What to produce
Only the lines from the one with "Emit a Python" through the one with "plt.rcParams['font.family'] = ['Liberation" are to be restated, word for word, with both of them included.

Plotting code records
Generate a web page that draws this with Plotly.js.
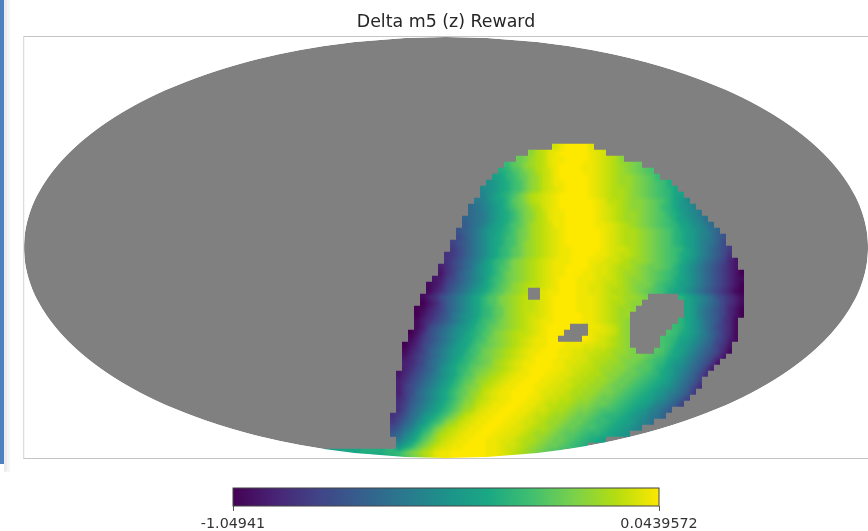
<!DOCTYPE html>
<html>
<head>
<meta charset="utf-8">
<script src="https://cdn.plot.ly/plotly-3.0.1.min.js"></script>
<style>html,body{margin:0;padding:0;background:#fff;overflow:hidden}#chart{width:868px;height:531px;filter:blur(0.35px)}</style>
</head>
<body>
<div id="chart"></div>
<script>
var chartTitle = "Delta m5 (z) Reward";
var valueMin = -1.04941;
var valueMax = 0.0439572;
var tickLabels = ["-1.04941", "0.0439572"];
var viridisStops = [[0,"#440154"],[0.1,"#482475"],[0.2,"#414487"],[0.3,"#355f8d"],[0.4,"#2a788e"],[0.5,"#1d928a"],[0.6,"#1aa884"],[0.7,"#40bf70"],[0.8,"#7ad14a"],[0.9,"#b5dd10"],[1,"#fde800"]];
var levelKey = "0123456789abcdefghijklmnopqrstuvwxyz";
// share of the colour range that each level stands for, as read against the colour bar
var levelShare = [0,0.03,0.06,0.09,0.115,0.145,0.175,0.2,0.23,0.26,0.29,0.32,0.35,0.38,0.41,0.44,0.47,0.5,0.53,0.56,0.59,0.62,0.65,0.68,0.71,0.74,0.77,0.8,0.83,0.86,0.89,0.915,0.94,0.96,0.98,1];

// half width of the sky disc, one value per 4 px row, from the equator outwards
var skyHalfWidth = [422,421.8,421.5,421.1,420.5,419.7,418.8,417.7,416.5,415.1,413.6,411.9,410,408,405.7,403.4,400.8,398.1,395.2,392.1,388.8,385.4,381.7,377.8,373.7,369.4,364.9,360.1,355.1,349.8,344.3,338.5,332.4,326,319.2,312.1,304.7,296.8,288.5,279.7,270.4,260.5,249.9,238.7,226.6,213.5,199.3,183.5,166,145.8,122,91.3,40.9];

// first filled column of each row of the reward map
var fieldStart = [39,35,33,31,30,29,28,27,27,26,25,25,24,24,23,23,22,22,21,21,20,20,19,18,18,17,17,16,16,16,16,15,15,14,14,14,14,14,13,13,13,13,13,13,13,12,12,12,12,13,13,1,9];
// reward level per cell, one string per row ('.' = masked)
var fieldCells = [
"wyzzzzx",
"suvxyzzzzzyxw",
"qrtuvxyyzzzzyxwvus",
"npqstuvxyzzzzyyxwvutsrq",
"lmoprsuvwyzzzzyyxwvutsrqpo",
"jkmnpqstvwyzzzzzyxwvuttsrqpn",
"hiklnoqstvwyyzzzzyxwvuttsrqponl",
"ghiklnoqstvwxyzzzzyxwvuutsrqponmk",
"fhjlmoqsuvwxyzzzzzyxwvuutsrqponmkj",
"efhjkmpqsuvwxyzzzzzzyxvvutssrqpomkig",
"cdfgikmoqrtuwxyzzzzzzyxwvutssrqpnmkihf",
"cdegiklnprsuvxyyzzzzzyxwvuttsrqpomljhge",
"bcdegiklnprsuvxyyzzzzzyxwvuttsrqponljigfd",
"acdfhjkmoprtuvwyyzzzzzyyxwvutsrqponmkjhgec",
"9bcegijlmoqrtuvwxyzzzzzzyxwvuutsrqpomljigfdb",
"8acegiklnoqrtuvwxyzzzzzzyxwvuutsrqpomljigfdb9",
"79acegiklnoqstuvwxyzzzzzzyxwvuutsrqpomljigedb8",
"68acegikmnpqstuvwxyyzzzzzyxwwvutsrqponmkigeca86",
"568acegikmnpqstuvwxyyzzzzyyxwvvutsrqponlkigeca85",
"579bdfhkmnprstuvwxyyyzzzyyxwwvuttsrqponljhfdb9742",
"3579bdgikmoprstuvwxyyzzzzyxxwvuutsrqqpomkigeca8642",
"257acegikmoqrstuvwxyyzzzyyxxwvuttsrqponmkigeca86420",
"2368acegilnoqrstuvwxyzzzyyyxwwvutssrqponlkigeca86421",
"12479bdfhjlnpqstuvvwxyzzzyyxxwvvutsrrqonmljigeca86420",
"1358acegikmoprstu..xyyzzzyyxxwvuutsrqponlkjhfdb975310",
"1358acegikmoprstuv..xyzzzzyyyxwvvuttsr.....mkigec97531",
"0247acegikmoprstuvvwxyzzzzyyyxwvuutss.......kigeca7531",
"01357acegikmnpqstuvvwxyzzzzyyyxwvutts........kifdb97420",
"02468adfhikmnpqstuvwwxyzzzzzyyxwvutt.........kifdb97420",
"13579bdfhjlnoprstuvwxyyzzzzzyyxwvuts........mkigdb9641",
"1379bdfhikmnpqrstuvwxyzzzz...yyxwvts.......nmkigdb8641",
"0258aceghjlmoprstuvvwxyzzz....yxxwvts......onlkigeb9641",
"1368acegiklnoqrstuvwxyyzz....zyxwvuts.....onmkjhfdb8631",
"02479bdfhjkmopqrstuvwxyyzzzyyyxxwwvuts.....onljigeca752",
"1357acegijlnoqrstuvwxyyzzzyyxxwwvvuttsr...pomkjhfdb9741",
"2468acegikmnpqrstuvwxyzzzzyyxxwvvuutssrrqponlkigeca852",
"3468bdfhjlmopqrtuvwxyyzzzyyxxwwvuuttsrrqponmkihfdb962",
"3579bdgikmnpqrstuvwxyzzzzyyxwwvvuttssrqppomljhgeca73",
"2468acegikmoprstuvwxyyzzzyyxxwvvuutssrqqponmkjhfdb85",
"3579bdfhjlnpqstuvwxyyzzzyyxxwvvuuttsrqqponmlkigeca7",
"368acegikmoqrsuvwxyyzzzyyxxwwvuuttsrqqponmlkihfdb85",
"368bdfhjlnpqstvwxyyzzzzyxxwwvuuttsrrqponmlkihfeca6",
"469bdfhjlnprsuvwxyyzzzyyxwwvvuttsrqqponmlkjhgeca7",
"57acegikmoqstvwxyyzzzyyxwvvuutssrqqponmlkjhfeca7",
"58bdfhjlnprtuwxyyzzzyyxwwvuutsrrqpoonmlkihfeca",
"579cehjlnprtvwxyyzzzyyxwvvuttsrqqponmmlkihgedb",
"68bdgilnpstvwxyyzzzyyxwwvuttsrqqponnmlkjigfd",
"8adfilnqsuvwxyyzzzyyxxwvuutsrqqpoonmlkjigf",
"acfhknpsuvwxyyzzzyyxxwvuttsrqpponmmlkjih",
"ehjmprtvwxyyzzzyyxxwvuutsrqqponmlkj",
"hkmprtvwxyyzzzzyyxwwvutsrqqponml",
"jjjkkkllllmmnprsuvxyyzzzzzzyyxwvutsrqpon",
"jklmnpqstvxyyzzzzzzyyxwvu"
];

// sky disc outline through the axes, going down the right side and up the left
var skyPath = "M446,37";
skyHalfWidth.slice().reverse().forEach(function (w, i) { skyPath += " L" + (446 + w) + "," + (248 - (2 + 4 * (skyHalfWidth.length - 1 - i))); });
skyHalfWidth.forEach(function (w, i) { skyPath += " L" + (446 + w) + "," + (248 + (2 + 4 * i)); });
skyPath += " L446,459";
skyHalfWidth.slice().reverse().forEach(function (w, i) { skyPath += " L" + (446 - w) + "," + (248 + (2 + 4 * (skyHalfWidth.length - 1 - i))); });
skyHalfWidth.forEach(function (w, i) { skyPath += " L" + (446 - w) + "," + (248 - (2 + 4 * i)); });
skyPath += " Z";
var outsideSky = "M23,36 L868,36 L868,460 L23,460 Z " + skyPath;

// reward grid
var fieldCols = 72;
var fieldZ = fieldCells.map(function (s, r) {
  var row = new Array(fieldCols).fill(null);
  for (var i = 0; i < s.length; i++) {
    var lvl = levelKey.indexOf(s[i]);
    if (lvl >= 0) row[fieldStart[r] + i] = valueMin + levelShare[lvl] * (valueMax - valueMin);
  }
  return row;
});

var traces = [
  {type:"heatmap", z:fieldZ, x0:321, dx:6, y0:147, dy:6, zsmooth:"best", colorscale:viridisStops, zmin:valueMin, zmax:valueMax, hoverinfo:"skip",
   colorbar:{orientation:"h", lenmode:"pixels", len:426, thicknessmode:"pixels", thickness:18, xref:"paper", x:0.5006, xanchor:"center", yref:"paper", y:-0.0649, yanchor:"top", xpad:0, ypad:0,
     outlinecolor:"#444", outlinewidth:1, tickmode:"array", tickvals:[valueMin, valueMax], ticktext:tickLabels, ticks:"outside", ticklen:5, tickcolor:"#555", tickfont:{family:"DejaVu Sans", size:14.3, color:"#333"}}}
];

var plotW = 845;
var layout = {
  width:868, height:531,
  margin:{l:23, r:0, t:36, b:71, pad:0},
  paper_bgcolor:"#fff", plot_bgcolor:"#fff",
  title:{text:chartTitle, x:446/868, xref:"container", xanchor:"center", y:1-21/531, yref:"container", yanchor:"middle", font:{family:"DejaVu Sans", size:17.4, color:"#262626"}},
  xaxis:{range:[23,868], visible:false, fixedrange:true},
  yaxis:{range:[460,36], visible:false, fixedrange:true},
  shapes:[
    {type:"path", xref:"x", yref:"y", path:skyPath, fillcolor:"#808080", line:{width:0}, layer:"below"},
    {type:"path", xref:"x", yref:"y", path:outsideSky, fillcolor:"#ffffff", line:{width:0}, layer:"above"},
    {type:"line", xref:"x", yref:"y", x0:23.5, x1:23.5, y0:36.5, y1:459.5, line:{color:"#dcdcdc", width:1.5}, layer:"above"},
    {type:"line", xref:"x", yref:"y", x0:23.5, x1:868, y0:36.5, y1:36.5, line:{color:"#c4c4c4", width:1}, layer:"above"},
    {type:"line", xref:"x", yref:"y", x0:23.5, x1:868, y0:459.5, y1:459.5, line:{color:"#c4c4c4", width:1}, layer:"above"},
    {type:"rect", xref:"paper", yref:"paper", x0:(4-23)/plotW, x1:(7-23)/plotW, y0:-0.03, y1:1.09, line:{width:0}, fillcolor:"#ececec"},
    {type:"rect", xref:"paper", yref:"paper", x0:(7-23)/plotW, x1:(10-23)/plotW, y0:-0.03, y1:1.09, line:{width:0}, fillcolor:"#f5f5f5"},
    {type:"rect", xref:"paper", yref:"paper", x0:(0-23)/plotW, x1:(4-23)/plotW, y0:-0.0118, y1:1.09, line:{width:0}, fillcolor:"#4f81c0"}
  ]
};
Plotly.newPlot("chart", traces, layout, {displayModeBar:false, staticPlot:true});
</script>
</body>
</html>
--
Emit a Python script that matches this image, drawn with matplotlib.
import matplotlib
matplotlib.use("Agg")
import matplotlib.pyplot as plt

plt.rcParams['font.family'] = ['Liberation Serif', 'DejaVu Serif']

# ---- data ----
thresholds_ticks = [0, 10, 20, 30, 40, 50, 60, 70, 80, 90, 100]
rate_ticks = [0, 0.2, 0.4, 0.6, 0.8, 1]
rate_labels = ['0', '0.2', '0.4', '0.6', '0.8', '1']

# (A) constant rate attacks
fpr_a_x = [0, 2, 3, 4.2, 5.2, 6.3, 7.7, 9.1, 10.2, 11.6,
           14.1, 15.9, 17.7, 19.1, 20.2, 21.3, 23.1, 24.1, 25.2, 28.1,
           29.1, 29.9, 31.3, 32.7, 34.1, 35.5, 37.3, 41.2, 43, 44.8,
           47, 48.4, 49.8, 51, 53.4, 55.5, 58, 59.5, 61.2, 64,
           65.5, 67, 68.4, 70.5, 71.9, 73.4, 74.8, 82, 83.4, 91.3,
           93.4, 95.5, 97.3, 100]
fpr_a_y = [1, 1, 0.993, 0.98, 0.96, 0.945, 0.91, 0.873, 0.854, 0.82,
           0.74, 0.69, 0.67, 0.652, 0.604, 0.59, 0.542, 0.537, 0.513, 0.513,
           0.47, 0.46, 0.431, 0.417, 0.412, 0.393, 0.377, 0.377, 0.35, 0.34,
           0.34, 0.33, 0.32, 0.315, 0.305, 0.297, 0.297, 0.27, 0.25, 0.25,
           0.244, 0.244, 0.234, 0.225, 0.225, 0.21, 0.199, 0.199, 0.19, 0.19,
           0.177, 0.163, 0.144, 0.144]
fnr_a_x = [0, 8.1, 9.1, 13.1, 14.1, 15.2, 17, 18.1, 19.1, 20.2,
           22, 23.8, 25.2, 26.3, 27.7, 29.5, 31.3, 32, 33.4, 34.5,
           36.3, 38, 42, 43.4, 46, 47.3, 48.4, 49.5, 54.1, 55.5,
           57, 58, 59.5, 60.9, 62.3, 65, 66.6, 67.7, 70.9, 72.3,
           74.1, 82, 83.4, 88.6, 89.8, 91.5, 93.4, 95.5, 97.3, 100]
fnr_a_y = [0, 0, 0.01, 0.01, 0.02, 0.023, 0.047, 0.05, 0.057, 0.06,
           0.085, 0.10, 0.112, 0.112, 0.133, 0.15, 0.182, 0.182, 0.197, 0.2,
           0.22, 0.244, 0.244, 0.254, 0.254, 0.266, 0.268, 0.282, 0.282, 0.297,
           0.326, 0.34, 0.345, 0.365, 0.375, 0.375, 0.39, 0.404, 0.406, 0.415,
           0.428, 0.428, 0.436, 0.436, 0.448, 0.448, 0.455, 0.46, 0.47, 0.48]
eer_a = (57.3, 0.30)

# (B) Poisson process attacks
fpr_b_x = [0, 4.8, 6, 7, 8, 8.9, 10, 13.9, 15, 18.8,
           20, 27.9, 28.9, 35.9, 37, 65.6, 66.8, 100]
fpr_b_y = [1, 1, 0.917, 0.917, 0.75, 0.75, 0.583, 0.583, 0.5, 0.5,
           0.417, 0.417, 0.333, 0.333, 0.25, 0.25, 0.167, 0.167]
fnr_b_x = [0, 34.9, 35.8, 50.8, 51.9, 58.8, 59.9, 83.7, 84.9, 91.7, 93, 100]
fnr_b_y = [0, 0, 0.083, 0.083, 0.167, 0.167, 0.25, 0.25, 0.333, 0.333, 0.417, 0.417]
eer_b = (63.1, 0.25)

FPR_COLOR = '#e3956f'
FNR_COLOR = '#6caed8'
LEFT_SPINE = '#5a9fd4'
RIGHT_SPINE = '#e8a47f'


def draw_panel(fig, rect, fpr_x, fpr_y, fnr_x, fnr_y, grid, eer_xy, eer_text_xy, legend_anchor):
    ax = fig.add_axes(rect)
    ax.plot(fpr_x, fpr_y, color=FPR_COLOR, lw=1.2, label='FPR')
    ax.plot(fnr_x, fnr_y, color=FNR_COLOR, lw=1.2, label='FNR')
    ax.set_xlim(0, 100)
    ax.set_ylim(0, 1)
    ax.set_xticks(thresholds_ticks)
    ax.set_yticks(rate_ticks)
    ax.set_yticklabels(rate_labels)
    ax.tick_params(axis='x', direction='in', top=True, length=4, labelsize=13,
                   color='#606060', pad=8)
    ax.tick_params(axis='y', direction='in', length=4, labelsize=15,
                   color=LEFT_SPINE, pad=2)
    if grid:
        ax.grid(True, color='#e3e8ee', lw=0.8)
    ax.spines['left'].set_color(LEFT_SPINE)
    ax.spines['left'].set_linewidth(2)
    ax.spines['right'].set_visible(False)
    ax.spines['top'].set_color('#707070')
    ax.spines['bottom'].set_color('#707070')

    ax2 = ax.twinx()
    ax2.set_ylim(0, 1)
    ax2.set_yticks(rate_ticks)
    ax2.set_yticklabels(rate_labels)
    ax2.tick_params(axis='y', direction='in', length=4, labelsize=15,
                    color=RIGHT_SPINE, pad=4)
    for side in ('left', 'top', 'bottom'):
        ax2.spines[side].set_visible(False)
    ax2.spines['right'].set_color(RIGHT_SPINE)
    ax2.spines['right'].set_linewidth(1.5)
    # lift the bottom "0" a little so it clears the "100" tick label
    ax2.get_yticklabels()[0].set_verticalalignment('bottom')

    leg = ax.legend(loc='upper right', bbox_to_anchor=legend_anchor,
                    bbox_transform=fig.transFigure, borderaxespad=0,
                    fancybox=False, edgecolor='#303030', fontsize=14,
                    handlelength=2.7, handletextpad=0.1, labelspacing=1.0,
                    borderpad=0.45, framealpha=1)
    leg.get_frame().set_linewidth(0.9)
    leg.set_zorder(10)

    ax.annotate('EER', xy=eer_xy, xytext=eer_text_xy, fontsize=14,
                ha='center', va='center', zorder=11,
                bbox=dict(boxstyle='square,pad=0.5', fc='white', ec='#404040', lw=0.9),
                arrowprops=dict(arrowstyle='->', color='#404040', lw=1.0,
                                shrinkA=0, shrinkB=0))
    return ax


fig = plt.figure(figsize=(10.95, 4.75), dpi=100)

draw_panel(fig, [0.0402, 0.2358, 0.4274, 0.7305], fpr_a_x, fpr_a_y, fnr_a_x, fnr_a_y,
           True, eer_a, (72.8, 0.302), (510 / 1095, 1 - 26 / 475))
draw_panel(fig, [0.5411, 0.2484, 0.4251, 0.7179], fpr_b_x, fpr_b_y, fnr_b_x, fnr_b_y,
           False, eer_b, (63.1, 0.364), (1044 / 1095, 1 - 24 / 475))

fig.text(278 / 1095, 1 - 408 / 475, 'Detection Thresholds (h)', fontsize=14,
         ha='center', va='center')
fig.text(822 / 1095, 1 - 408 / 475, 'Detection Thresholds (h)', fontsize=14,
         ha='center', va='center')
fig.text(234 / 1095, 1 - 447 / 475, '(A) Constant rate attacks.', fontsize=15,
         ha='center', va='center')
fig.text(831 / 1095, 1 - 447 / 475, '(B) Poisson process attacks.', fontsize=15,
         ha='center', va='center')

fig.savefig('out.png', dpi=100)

Worked answer
Emit a Python script that matches this image, drawn with matplotlib.
import matplotlib
matplotlib.use("Agg")
import matplotlib.pyplot as plt

plt.rcParams['font.family'] = ['Liberation Serif', 'DejaVu Serif']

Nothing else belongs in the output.